- Set problem:
Locate each line holding the string "React" and copy it.

# START OF Data section

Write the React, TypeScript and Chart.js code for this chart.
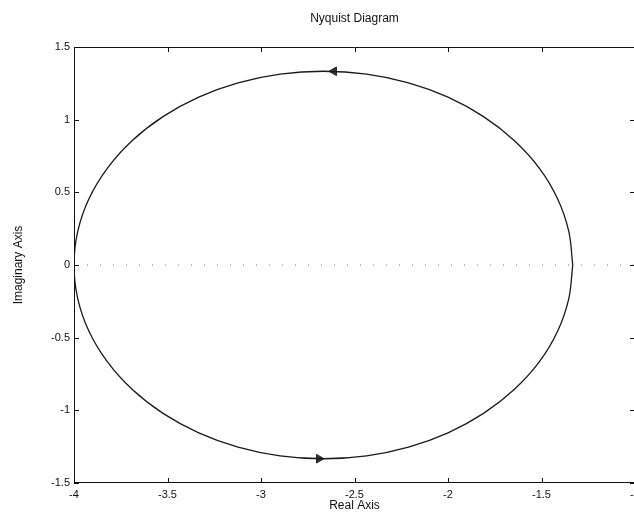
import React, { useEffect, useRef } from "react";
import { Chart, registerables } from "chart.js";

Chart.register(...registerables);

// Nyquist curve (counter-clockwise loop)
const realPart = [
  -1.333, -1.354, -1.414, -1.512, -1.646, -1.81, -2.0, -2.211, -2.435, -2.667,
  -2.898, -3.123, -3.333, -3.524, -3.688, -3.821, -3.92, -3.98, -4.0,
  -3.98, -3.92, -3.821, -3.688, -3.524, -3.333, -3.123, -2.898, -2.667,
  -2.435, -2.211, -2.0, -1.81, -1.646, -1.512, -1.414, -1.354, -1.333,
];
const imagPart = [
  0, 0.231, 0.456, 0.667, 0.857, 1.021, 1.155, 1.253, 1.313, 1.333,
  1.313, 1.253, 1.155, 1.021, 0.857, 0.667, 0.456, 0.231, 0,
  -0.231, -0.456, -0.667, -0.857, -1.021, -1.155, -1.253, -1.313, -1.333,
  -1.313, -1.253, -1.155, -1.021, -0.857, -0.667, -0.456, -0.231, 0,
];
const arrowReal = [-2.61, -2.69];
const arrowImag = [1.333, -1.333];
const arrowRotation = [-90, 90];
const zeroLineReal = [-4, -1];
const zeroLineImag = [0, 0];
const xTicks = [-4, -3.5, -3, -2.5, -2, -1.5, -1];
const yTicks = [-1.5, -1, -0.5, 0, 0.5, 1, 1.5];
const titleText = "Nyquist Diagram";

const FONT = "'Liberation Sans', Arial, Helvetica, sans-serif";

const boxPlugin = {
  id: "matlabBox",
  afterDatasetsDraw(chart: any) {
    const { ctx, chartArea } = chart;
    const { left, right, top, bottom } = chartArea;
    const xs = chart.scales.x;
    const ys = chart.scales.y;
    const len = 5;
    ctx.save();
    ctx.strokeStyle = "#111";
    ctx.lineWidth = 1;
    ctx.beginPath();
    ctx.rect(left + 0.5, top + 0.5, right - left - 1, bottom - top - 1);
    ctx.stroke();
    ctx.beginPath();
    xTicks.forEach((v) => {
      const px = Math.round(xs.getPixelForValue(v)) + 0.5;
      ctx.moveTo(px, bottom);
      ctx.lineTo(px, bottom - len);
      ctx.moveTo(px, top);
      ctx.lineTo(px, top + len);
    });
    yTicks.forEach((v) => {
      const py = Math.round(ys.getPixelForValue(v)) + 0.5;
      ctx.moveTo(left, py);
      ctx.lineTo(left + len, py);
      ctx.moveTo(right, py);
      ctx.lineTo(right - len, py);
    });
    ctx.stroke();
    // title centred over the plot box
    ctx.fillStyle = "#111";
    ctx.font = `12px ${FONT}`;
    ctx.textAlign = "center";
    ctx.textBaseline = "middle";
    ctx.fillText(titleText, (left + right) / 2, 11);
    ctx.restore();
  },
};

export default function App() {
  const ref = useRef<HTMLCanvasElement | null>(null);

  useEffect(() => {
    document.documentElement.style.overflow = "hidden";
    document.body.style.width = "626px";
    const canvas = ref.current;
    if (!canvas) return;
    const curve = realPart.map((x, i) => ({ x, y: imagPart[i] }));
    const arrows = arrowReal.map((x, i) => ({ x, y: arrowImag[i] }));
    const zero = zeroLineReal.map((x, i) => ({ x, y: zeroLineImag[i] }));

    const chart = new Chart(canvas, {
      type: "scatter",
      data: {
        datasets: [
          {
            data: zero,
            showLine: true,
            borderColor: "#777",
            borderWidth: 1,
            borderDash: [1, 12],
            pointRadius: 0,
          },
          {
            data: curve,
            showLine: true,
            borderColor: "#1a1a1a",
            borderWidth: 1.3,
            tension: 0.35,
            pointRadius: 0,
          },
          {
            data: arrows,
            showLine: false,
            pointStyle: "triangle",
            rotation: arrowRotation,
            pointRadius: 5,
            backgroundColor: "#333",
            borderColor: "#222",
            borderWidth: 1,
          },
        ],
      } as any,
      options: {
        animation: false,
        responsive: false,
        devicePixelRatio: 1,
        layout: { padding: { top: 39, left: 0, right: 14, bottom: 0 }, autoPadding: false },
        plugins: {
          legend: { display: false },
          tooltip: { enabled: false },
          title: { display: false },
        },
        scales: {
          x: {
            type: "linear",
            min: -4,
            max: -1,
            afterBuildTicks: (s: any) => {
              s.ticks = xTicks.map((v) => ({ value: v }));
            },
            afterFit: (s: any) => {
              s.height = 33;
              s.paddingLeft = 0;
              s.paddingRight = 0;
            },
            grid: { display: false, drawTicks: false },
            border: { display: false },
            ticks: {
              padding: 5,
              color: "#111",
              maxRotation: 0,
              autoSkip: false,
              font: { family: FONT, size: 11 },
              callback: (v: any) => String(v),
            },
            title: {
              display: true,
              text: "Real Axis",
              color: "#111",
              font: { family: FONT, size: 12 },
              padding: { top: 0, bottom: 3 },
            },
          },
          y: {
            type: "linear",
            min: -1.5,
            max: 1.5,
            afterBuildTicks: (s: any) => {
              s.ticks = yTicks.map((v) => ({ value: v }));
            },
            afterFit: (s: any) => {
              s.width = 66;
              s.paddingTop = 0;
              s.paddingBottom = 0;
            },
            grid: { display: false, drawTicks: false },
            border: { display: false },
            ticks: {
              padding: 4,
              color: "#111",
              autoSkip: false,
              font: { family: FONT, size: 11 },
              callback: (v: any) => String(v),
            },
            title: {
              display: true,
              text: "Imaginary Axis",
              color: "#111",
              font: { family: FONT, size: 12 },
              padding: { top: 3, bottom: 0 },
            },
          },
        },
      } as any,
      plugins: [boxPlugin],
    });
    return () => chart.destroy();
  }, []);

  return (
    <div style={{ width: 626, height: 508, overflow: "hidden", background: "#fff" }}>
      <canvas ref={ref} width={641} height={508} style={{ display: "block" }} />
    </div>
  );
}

# END OF Data section

- Solution to this problem:
Write the React, TypeScript and Chart.js code for this chart.
import React, { useEffect, useRef } from "react";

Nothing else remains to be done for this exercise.